Two governors named Brown, and one with a first name of Gray.  No longer are you safe and warm, if you live in L.A.

Joel Kotkin has long chronicled California's mutation from destination to dystopia; in a recent essay with Marshall Toplansky, he's unsparing.
California is creating a feudalized society characterized by the ultra-rich, a diminishing middle class and a large, rising segment of the population that is in or near poverty.Overall our state state now suffers one of the highest GINI rates — the ratio between the wealthiest and the poorest—among the states, and the inequality is growing faster than in almost any state outside the Northeast, notes liberal economist James Galbraith. The state’s level of inequality now is higher than that of Mexico, and closer to that of Central American banana republics like Guatemala and Honduras than it is to developed states like Canada and Norway.

California, adjusted for costs, has the overall highest poverty rate in the country, according to the United States Census Bureau. A recent United Way study showed that close to one in three of the state’s families are barely able to pay their bills. Overall, 8 million Californians live in poverty, including 2 million children, a number that according to a recent report, has risen since the Great Recession, despite the boom.

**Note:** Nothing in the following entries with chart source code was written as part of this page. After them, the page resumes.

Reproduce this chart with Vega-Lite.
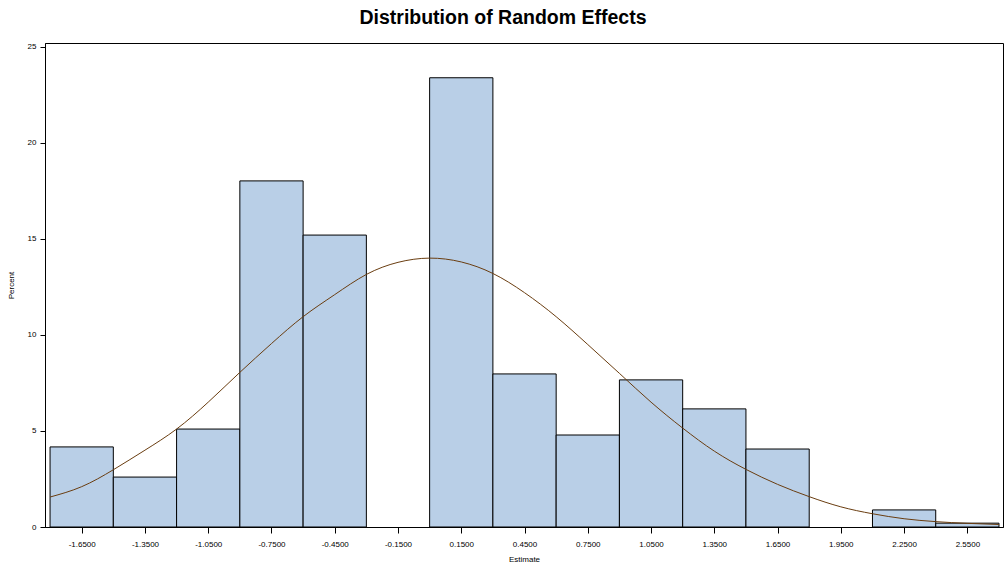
{
  "$schema": "https://vega.github.io/schema/vega-lite/v6.json",
  "autosize": {"type": "none"},
  "width": 958,
  "height": 484,
  "padding": {"left": 45, "top": 43, "right": 5, "bottom": 44},
  "background": "white",
  "config": {
    "view": {"stroke": "black", "strokeWidth": 1},
    "font": "Liberation Sans"
  },
  "title": {
    "text": "Distribution of Random Effects",
    "font": "Liberation Sans",
    "fontSize": 19.5,
    "fontWeight": "bold",
    "color": "black",
    "offset": 14,
    "dx": -21
  },
  "datasets": {
    "bins": [
      {"start": -1.8, "end": -1.5, "percent": 4.17},
      {"start": -1.5, "end": -1.2, "percent": 2.6},
      {"start": -1.2, "end": -0.9, "percent": 5.1},
      {"start": -0.9, "end": -0.6, "percent": 18.02},
      {"start": -0.6, "end": -0.3, "percent": 15.2},
      {"start": 0.0, "end": 0.3, "percent": 23.39},
      {"start": 0.3, "end": 0.6, "percent": 7.97},
      {"start": 0.6, "end": 0.9, "percent": 4.79},
      {"start": 0.9, "end": 1.2, "percent": 7.66},
      {"start": 1.2, "end": 1.5, "percent": 6.15},
      {"start": 1.5, "end": 1.8, "percent": 4.06},
      {"start": 2.1, "end": 2.4, "percent": 0.89},
      {"start": 2.4, "end": 2.7, "percent": 0.2}
    ],
    "curve": [
      {"x": -1.8, "y": 1.56},
      {"x": -1.65, "y": 2.1},
      {"x": -1.5, "y": 2.98},
      {"x": -1.35, "y": 4.0},
      {"x": -1.2, "y": 5.1},
      {"x": -1.05, "y": 6.5},
      {"x": -0.9, "y": 8.05},
      {"x": -0.75, "y": 9.55},
      {"x": -0.6, "y": 10.95},
      {"x": -0.45, "y": 12.1},
      {"x": -0.3, "y": 13.15},
      {"x": -0.15, "y": 13.78},
      {"x": 0.0, "y": 14.0},
      {"x": 0.15, "y": 13.8},
      {"x": 0.3, "y": 13.2},
      {"x": 0.45, "y": 12.2},
      {"x": 0.6, "y": 10.95},
      {"x": 0.75, "y": 9.5},
      {"x": 0.9, "y": 8.0},
      {"x": 1.05, "y": 6.5},
      {"x": 1.2, "y": 5.15},
      {"x": 1.35, "y": 3.95},
      {"x": 1.5, "y": 3.0},
      {"x": 1.65, "y": 2.22},
      {"x": 1.8, "y": 1.58},
      {"x": 1.95, "y": 1.05},
      {"x": 2.1, "y": 0.69},
      {"x": 2.25, "y": 0.43},
      {"x": 2.4, "y": 0.28},
      {"x": 2.55, "y": 0.19},
      {"x": 2.7, "y": 0.13}
    ]
  },
  "layer": [
    {
      "data": {"name": "bins"},
      "mark": {"type": "rect", "fill": "#B9CFE7", "stroke": "black", "strokeWidth": 1},
      "encoding": {
        "x": {
          "field": "start",
          "type": "quantitative",
          "scale": {"domain": [-1.824, 2.719], "nice": false, "zero": false},
          "axis": {
            "title": "Estimate",
            "values": [-1.65, -1.35, -1.05, -0.75, -0.45, -0.15, 0.15, 0.45, 0.75, 1.05, 1.35, 1.65, 1.95, 2.25, 2.55],
            "format": ".4f",
            "labelExpr": "replace(datum.label, '\u2212', '-')",
            "labelFont": "Liberation Sans",
            "labelFontSize": 8,
            "labelColor": "black",
            "labelPadding": 7,
            "titleFont": "Liberation Sans",
            "titleFontSize": 8,
            "titleFontWeight": "normal",
            "titleColor": "black",
            "titlePadding": 7,
            "tickColor": "black",
            "tickSize": 6,
            "domainColor": "black",
            "grid": false
          }
        },
        "x2": {"field": "end"},
        "y": {
          "field": "percent",
          "type": "quantitative",
          "scale": {"domain": [0, 25.2], "nice": false},
          "axis": {
            "title": "Percent",
            "values": [0, 5, 10, 15, 20, 25],
            "labelFont": "Liberation Sans",
            "labelFontSize": 8,
            "labelColor": "black",
            "labelPadding": 4,
            "titleFont": "Liberation Sans",
            "titleFontSize": 8,
            "titleFontWeight": "normal",
            "titleColor": "black",
            "titlePadding": 12,
            "tickColor": "black",
            "tickSize": 5,
            "domainColor": "black",
            "grid": false
          }
        },
        "y2": {"datum": 0}
      }
    },
    {
      "data": {"name": "curve"},
      "mark": {"type": "line", "color": "#6a3d10", "strokeWidth": 1, "interpolate": "natural"},
      "encoding": {
        "x": {"field": "x", "type": "quantitative"},
        "y": {"field": "y", "type": "quantitative"}
      }
    }
  ]
}
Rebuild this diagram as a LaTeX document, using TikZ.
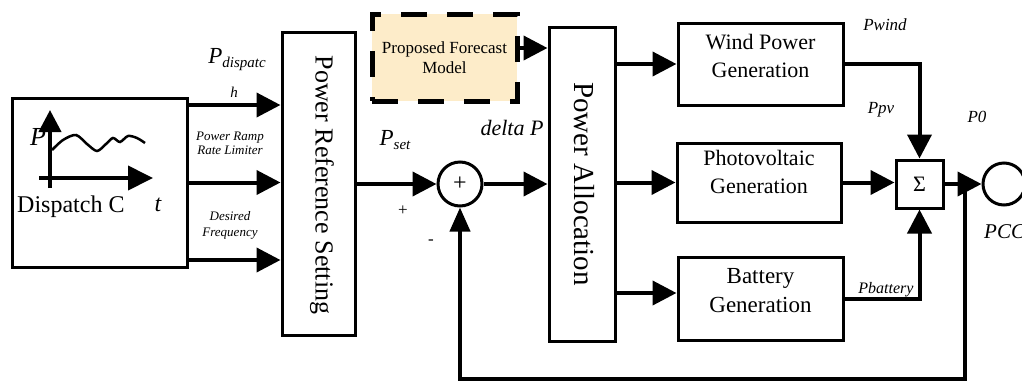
\documentclass[tikz,border=0pt]{standalone}
\usepackage{fontspec}
\setmainfont{Liberation Serif}
\usetikzlibrary{arrows.meta}

\definecolor{fcstfill}{RGB}{253,236,201}
\newcommand{\fsz}[2]{\fontsize{#1}{#2}\selectfont}

\begin{document}
\begin{tikzpicture}[
  x=1pt, y=-1pt,
  block/.style={
    draw,
    rectangle,
    line width=3pt,
    inner sep=0pt
  },
  lbl/.style={
    inner sep=0pt,
    align=center
  },
  flow/.style={
    line width=4pt,
    -{Triangle[length=24pt,width=24pt]}
  }
]
\useasboundingbox (0,0) rectangle (1022,381);

% dispatch curve block
\node[block, minimum width=175pt, minimum height=169pt] (dispatch) at (99.5,182.5) {};
\node[lbl, font=\fsz{26}{26}\itshape] (pax) at (38,137) {P};
\draw[line width=4pt, -{Triangle[length=22pt,width=22pt]}] (50,188) -- (50,110);
\draw[line width=4pt, -{Triangle[length=25pt,width=24pt]}] (39,178) -- (153,178);
\draw[line width=2.5pt] plot[smooth] coordinates {(52,150) (63,140) (76,135) (87,144) (97,151) (106,144) (113,138) (120,142) (128,136) (137,138) (145,143)};
\node[lbl, anchor=west, font=\fsz{24}{24}] (disptxt) at (17,207) {Dispatch C};
\node[lbl, font=\fsz{24}{24}\itshape] (tax) at (158,205) {t};

% reference setting
\node[block, minimum width=73pt, minimum height=303pt] (refset) at (318.5,183.5) {};
\node[lbl, rotate=-90, font=\fsz{26}{26}] (refsettxt) at (322,185) {Power Reference Setting};

\foreach \dy in {77.5,0,-77.5}
  \draw[flow] ([yshift=\dy pt]dispatch.east) coordinate (src) -- (src -| refset.west);

\node[lbl, font=\fsz{23}{23}\itshape] (pdisp) at (237,60) {P\raisebox{-4pt}{\fsz{15}{15}dispatc}};
\node[lbl, font=\fsz{15}{15}\itshape] (hlbl) at (234,92) {h};
\node[lbl, font=\fsz{13}{14}\itshape] (ramp) at (230,143) {Power Ramp\\Rate Limiter};
\node[lbl, font=\fsz{13}{16}\itshape] (freq) at (230,225) {Desired\\Frequency};

% forecast and summing point
\node[block, line width=5pt, dash pattern=on 26pt off 20pt, fill=fcstfill,
  minimum width=145pt, minimum height=87pt, align=center, font=\fsz{17}{20}] (forecast) at (444.5,57.5) {Proposed Forecast\\Model};
\node[draw, circle, line width=3pt, minimum size=44pt, inner sep=0pt, font=\fsz{24}{24}] (sumpt) at (460,184) {+};

\node[lbl, font=\fsz{23}{23}\itshape] (pset) at (395,140) {P\raisebox{-4pt}{\fsz{15}{15}set}};
\node[lbl, font=\fsz{17}{17}] (plus) at (403,211) {+};
\node[lbl, font=\fsz{17}{17}] (minus) at (431,242) {-};
\node[lbl, font=\fsz{22}{22}\itshape] (dltp) at (512,128) {delta P};

% power allocation
\node[block, minimum width=66pt, minimum height=314pt] (alloc) at (582,184) {};
\node[lbl, rotate=-90, font=\fsz{29}{29}] (alloctxt) at (584,184) {Power Allocation};

% generation units
\node[block, minimum width=165pt, minimum height=82pt] (wind) at (760.5,64) {};
\node[lbl, font=\fsz{22}{28}] (windtxt) at (760.5,56) {Wind Power\\Generation};
\node[block, minimum width=164pt, minimum height=79pt] (pv) at (759,182.5) {};
\node[lbl, font=\fsz{22}{28}] (pvtxt) at (759,172) {Photovoltaic\\Generation};
\node[block, minimum width=165pt, minimum height=83pt] (batt) at (760.5,298.5) {};
\node[lbl, font=\fsz{23}{29}] (batttxt) at (760.5,291) {Battery\\Generation};

\node[block, minimum width=47pt, minimum height=48pt, font=\fsz{22}{22}] (sigma) at (919.5,184) {Σ};
\node[draw, circle, line width=3pt, minimum size=42pt, inner sep=0pt] (pcc) at (1004,184) {};

% connectors
\draw[flow] (refset.east |- sumpt.west) -- (sumpt.west);
\draw[flow] (sumpt.east) -- (sumpt.east -| alloc.west);
\draw[flow] ([yshift=9.5pt]forecast.east) coordinate (fo) -- (fo -| alloc.west);
\draw[flow] (wind.west -| alloc.east) -- (wind.west);
\draw[flow] (pv.west -| alloc.east) -- (pv.west);
\coordinate (bi) at ([yshift=5.5pt]batt.west);
\draw[flow] (bi -| alloc.east) -- (bi);
\draw[flow] (wind.east) -| (sigma.north);
\draw[flow] (pv.east) -- (pv.east -| sigma.west);
\draw[flow] (batt.east) -| (sigma.south);
\draw[flow] (sigma.east) -- (pcc.west);
\coordinate (tap) at (965,184);
\coordinate (fbot) at (460,379);
\draw[line width=4pt, -{Triangle[length=24pt,width=20pt]}] (tap) |- (fbot) -- (sumpt.south);

\node[lbl, font=\fsz{17}{17}\itshape] (pwind) at (885,25) {Pwind};
\node[lbl, font=\fsz{17}{17}\itshape] (ppv) at (881,110) {Ppv};
\node[lbl, font=\fsz{17}{17}\itshape] (pzero) at (977,117) {P0};
\node[lbl, font=\fsz{16}{16}\itshape] (pbatt) at (886,290) {Pbattery};
\node[lbl, anchor=west, font=\fsz{21}{21}\itshape] (pcctxt) at (984,232) {PCC};
\end{tikzpicture}
\end{document}
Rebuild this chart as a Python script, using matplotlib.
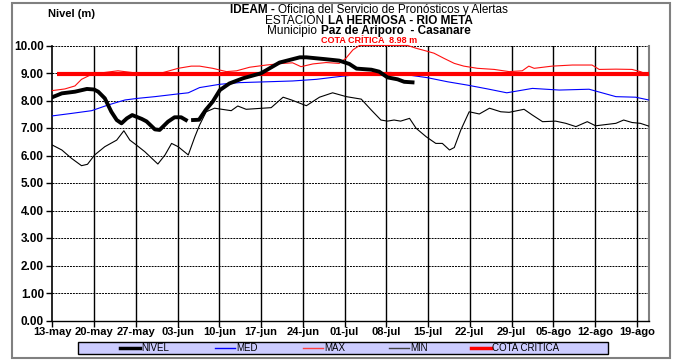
import numpy as np
import matplotlib
matplotlib.use("Agg")
from matplotlib import pyplot as plt
from matplotlib.lines import Line2D
from matplotlib.patches import Rectangle

plt.rcParams["font.family"] = ["Liberation Sans", "DejaVu Sans"]

# dias contados desde el 13-may
etiquetas_x = ["13-may", "20-may", "27-may", "03-jun", "10-jun", "17-jun", "24-jun", "01-jul",
               "08-jul", "15-jul", "22-jul", "29-jul", "05-ago", "12-ago", "19-ago"]
dias_ticks = [7 * i for i in range(len(etiquetas_x))]
dia_final = 100
cota_critica = 8.98
inicio_cota = 0.8

nivel_dias = [0, 1.6, 3.8, 5.8, 7, 7.7, 8.8, 9.9, 10.8, 11.6, 12.5, 13.4, 15, 15.8, 17.2, 18, 19.4,
              20.5, 21.6, 22.4, 23, 23.6, 24.6, 25.7, 26.9, 28.1, 29.7, 32, 35, 38.1, 41.5, 42.6,
              45.9, 48.1, 49.8, 51, 53.5, 54.8, 56.2, 57.9, 59, 60.4]
nivel = [8.12, 8.26, 8.32, 8.42, 8.40, 8.32, 8.08, 7.59, 7.29, 7.17, 7.35, 7.47, 7.33, 7.24, 6.95,
         6.93, 7.23, 7.39, 7.39, 7.29, np.nan, 7.29, 7.30, 7.65, 7.96, 8.38, 8.62, 8.81, 8.99, 9.38,
         9.57, 9.57, 9.50, 9.45, 9.33, 9.16, 9.12, 9.05, 8.84, 8.77, 8.68, 8.66]

med_dias = [0, 3.2, 6.6, 9.4, 12.2, 14.4, 17.2, 21.1, 22.8, 24.7, 28.1, 31.4, 35.9, 40.3, 44.3,
            48.1, 51.5, 54, 56.8, 59.6, 62.9, 66.3, 69.6, 73, 76.2, 80.5, 85, 90, 94.5, 97.8, 100]
med = [7.44, 7.53, 7.63, 7.84, 8.02, 8.08, 8.14, 8.24, 8.28, 8.47, 8.59, 8.65, 8.68, 8.71, 8.77,
       8.87, 8.95, 9.01, 9.02, 8.93, 8.83, 8.68, 8.56, 8.42, 8.28, 8.44, 8.38, 8.41, 8.14, 8.12, 8.02]

max_dias = [0, 2.1, 3.8, 4.9, 6.6, 8.8, 11, 13.3, 15.5, 18.3, 21.1, 23.3, 24.7, 26.9, 29.2, 30.9,
            33.1, 35.9, 38.7, 40.3, 41.7, 43.7, 45.9, 48.1, 49.2, 50.4, 51.5, 59.6, 61, 62.7, 64,
            65.7, 67.4, 69, 71.3, 74.1, 76.6, 78.8, 79.9, 80.8, 83.8, 87.2, 90.5, 91.7, 94.5,
            97.2, 98.6, 100]
maximo = [8.36, 8.42, 8.53, 8.77, 8.95, 9.02, 9.08, 9.02, 8.94, 9.00, 9.17, 9.25, 9.25, 9.17,
          9.05, 9.08, 9.21, 9.29, 9.35, 9.37, 9.23, 9.33, 9.38, 9.35, 9.53, 9.84, 10.0, 10.0,
          9.90, 9.80, 9.72, 9.53, 9.35, 9.25, 9.17, 9.13, 9.05, 9.08, 9.25, 9.17, 9.25, 9.29,
          9.29, 9.13, 9.14, 9.13, 9.05, 8.93]

min_dias = [0, 1.6, 3.2, 4.9, 5.9, 7.1, 8.8, 10.8, 12, 13, 14.1, 15.5, 17.7, 18.9, 20, 21.1, 22.8,
            23.9, 24.7, 25.8, 27.2, 30, 31.1, 32.5, 36.7, 38.7, 40.1, 42.6, 44.8, 47, 49.3, 51.8,
            53.5, 55.1, 56.2, 57.3, 58.4, 59.9, 61, 62.7, 64.3, 65.4, 66.6, 67.4, 68.5, 69.9, 71.6,
            73.3, 75.2, 76.6, 79.1, 80.5, 82.2, 84.4, 86.1, 87.8, 89.7, 91.1, 94.5, 95.8, 97.2,
            98.6, 100]
minimo = [6.38, 6.20, 5.90, 5.63, 5.68, 6.02, 6.32, 6.56, 6.90, 6.56, 6.38, 6.14, 5.69, 6.02,
          6.44, 6.32, 6.02, 6.68, 7.11, 7.59, 7.72, 7.63, 7.80, 7.68, 7.74, 8.12, 8.02, 7.81, 8.12,
          8.28, 8.14, 8.05, 7.65, 7.29, 7.25, 7.29, 7.25, 7.35, 6.99, 6.68, 6.44, 6.44, 6.20, 6.29,
          6.93, 7.59, 7.51, 7.72, 7.59, 7.57, 7.68, 7.47, 7.23, 7.25, 7.17, 7.05, 7.23, 7.08, 7.17,
          7.29, 7.20, 7.17, 7.07]

nombres = ["NIVEL", "MED", "MAX", "MIN", "COTA CRITICA"]

W, H, DPI = 681, 360, 100


def texto_mixto(fig, cx, y, partes, size, color="black", espacio=0.35):
	"""Escribe una linea centrada con trozos en negrita y normales."""
	renderer = fig.canvas.get_renderer()
	objs = [fig.text(0, y, s, fontsize=size, fontweight=w, color=color, va="center", ha="left")
	        for s, w in partes]
	anchos = [t.get_window_extent(renderer).width for t in objs]
	gap = espacio * size * DPI / 72
	total = sum(anchos) + gap * (len(objs) - 1)
	x = cx * W - total / 2
	for t, a in zip(objs, anchos):
		t.set_x(x / W)
		x += a + gap


def px(x, y):
	return x / W, 1 - y / H


def main():
	fig = plt.figure(figsize=(W / DPI, H / DPI), dpi=DPI)
	ax = fig.add_axes([52.3 / W, 1 - 320.5 / H, 596.4 / W, 275 / H])

	ax.set_xlim(0, dia_final)
	ax.set_ylim(0, 10)

	# rejilla: horizontales punteadas, verticales semanales continuas
	for v in range(1, 11):
		ax.axhline(v, color="black", lw=0.7, ls=(0, (2, 1)), zorder=1)
	for d in dias_ticks[1:]:
		ax.axvline(d, color="black", lw=1.0, zorder=1)

	ax.plot(min_dias, minimo, color="black", lw=0.8, zorder=3)
	ax.plot(max_dias, maximo, color="#ff1010", lw=0.8, zorder=3, clip_on=False)
	ax.plot(med_dias, med, color="#0000ff", lw=0.8, zorder=3)
	ax.plot([inicio_cota, dia_final], [cota_critica, cota_critica], color="#ff0000", lw=3.0,
	        zorder=4, solid_capstyle="butt")
	ax.plot(nivel_dias, nivel, color="black", lw=2.8, zorder=5)

	ax.set_xticks(dias_ticks)
	ax.set_xticklabels(etiquetas_x, fontsize=8, fontweight="bold")
	ax.set_yticks(range(0, 11))
	ax.set_yticklabels(["%.2f" % v for v in range(0, 11)], fontsize=8.5, fontweight="bold")
	ax.tick_params(axis="x", length=4, width=1, pad=1)
	ax.tick_params(axis="y", length=4, width=1, pad=2)

	ax.spines["top"].set_visible(False)
	ax.spines["left"].set_linewidth(1.2)
	ax.spines["bottom"].set_linewidth(1.0)
	ax.spines["right"].set_color("#808080")
	ax.spines["right"].set_linewidth(1.5)

	# titulos
	cx = 369 / W
	texto_mixto(fig, cx, 1 - 10 / H, [("IDEAM -", "bold"),
	            ("Oficina del Servicio de Pronósticos y Alertas", "normal")], 8.5, espacio=0.3)
	texto_mixto(fig, cx, 1 - 20.5 / H, [("ESTACIÓN", "normal"), ("LA HERMOSA - RIO META", "bold")], 8.5)
	texto_mixto(fig, cx, 1 - 31 / H, [("Municipio", "normal"), ("Paz de Ariporo  - Casanare", "bold")], 8.5)
	texto_mixto(fig, cx, 1 - 40.5 / H, [("COTA CRÍTICA  8.98 m", "bold")], 6.5, color="#ff0000")
	fig.text(48 / W, 1 - 14 / H, "Nivel (m)", fontsize=8, fontweight="bold", va="center", ha="left")

	# leyenda: caja lila con cinco entradas
	fig.patches.append(Rectangle(px(78, 354), 530 / W, 12 / H, facecolor="#ccccff",
	                             edgecolor="black", lw=1.0, transform=fig.transFigure))
	estilos = [("black", 2.5), ("#0000ff", 1.0), ("#ff4040", 1.0), ("#404040", 1.0), ("#ff0000", 2.5)]
	inicios = [120, 215, 303, 389, 471]
	for nombre, (color, lw), x0 in zip(nombres, estilos, inicios):
		xa, ya = px(x0, 348)
		xb, _ = px(x0 + 20, 348)
		fig.lines.append(Line2D([xa, xb], [ya, ya], color=color, lw=lw, transform=fig.transFigure))
		fig.text(px(x0 + 21, 348)[0], ya, nombre, fontsize=7, va="center", ha="left")

	# marco exterior
	fig.patches.append(Rectangle(px(12, 358), 658 / W, 355 / H, fill=False,
	                             edgecolor="#808080", lw=1.5, transform=fig.transFigure))

	fig.savefig("out.png", dpi=DPI)
	plt.close(fig)


if __name__ == "__main__":
	main()
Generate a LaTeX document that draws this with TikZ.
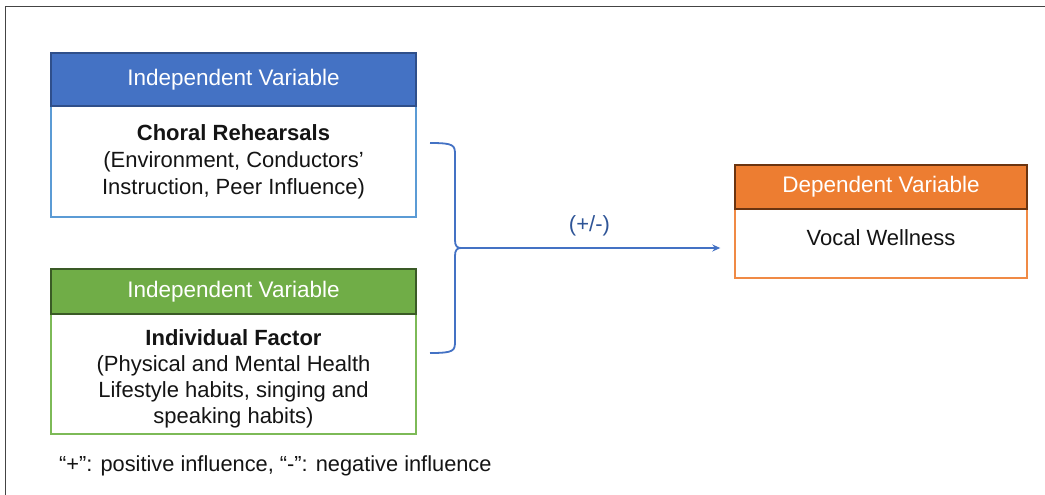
\documentclass[tikz,border=0pt]{standalone}
\usepackage{fontspec}
\setmainfont{Liberation Sans}
\usetikzlibrary{arrows.meta}
\definecolor{bhead}{HTML}{4472C4}
\definecolor{bdark}{HTML}{2F4F8A}
\definecolor{bbody}{HTML}{5B9BD5}
\definecolor{ghead}{HTML}{70AD47}
\definecolor{gdark}{HTML}{3A5A26}
\definecolor{gbody}{HTML}{7DBA57}
\definecolor{ohead}{HTML}{ED7D31}
\definecolor{odark}{HTML}{6B3410}
\definecolor{obody}{HTML}{F08A45}
\definecolor{arrowblue}{HTML}{4472C4}
\definecolor{lblblue}{HTML}{2F5597}
\definecolor{frame}{HTML}{444444}
\tikzset{
  headbox/.style={draw, line width=1.6pt, minimum width=365pt, inner sep=0pt,
    text=white, font=\fontsize{22.5}{26}\selectfont},
  bodybox/.style={draw, fill=white, line width=1.4pt, minimum width=365pt, inner sep=0pt},
  bodytext/.style={align=center, inner sep=0pt, text=black!92},
  conn/.style={draw=arrowblue, line width=1.8pt},
}
\begin{document}
\begin{tikzpicture}[x=1pt,y=-1pt]
\useasboundingbox (0,0) rectangle (1045,495);
% outer frame
\draw[frame, line width=1pt] (5,495) -- (5,7) -- (1045,7);
% Box 1
\node[bodybox, draw=bbody, minimum height=111pt] (b1body) at (233.5,161.5) {};
\node[headbox, fill=bhead, draw=bdark, minimum height=53pt] (b1head) at (233.5,79.5) {Independent Variable};
\node[bodytext, font=\fontsize{22}{27}\selectfont] (b1text) at (233.5,162) {\textbf{Choral Rehearsals}\\(Environment, Conductors’\\Instruction, Peer Influence)};
% Box 2
\node[bodybox, draw=gbody, minimum height=120pt] (b2body) at (233.5,374) {};
\node[headbox, fill=ghead, draw=gdark, minimum height=45pt] (b2head) at (233.5,291.5) {Independent Variable};
\node[bodytext, font=\fontsize{22}{26}\selectfont] (b2text) at (233.5,379) {\textbf{Individual Factor}\\(Physical and Mental Health\\Lifestyle habits, singing and\\speaking habits)};
% Box 3
\node[bodybox, draw=obody, minimum width=292pt, minimum height=69pt] (b3body) at (881,243.5) {};
\node[headbox, fill=ohead, draw=odark, minimum width=292pt, minimum height=44pt] (b3head) at (881,187) {Dependent Variable};
\node[bodytext, font=\fontsize{22}{26}\selectfont] (b3text) at (881,238) {Vocal Wellness};
% bracket
\coordinate (btop) at (430,143);
\coordinate (bbot) at (430,353);
\coordinate (cusp) at (461,248);
\draw[conn, line join=round] (btop) .. controls (454,143) and (455,145) .. (455,155)
  -- (455,240) .. controls (455,246) and (457,248) .. (cusp)
  .. controls (457,248) and (455,250) .. (455,256)
  -- (455,341) .. controls (455,351) and (454,353) .. (bbot);
\draw[conn, shorten >=14pt, -{Stealth[length=8pt,width=7pt]}] (cusp) -- (b3body.west |- cusp) node[pos=0.47, above=8pt, text=lblblue, font=\fontsize{22}{26}\selectfont] (lbl) {(+/-)};
% footnote
\node[anchor=west, inner sep=0pt, text=black!92, font=\fontsize{21.8}{25}\selectfont] (note) at (59,466) {“+”: positive influence, “-”: negative influence};
\end{tikzpicture}
\end{document}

California’s poverty, and the loss of a middle class, is most profoundly felt in the interior counties.
It's been a long time coming, and the unthinking boutique multiculturalism that gives deviancy a pass, if it is poor or ethnic enough, doesn't help.  That might be moot, as Messrs. Kotkin and Toplansky argue that the usual nostrums from the usual politicians, are inadequate.
In this dispiriting election year, no prominent California politician, left or right, has addressed seriously the collapse of the state’s dream of upwardly [c.q.] mobility. A problem this complex can’t be addressed by the party bromides — lower taxes by conservatives and more subsidies by progressives . The real problems lie with policies that keep housing prices high, an education system that is a disgrace, particularly for the poor, and a business climate so over-regulated that jobs can be created either in very elite sectors or in lower-paying service professions. Even in the Bay Area in coming decades regional agencies predict only one in five new jobs will be middle income; the rest will be at the lower end.

Of course, this increasingly class-bound society could survive , as long as the economy stays on an even keel, so that the rich can pay the bulk of taxes. But this feudal California is neither economically or socially sustainable over the long term. A recent poll found that only 17 percent of Californians believe the state’s current generation is doing better than previous ones. More than 50 percent thought 18-30-year-old Californians were doing worse. Our research finds that a large percentage of Californians have virtually no discretionary money available, after taxes and reasonable living expenses are taken into consideration.
In part, California is a casualty of the end of the Cold War, or if you want to say of the securing of the Pax Americana, for reasons Michael Warren lays out.
Dan Walters, a longtime political journalist in Sacramento, will tell you it was the end of the Cold War that really brought about Democratic dominance. He points to the decline of the defense and aerospace industries, major employers in Southern California, which prompted an exodus of Republican voters—middle-class, white, and suburban—to cheaper states. Los Angeles County regularly went for the GOP in elections. It’s simple arithmetic, says Walters. When the GOP lost Los Angeles, it turned California over completely to the Democrats.

Today, the state is a liberal’s dream. It’s multicultural. It’s largely urbanized. It is socially and environmentally progressive. People here frequently boast, without a trace of smugness, that if you want to see America in 10 years, look at California.
It might not be as simple as that, as even a sun-splashed green utopia might eventually run out of other peoples' money.
Look at the housing shortage and homelessness, the decline of manufacturing and other blue-collar jobs, and the growth of a tech economy that rewards disruption over predictability, and you see why some are suspicious of the California way. Others just see potential: Without the middle classes to object, progressives think, the wealth can be redistributed to help those who need food, health care, and housing. California can be a place where social progress is achieved and immigrants are welcomed with open arms, no questions asked. It can be the picturesque center of a movement to reverse the effects of climate change and save the entire world.
Catch that Divine Passive, "the wealth can be redistributed." By whom? From whom? Good luck with that.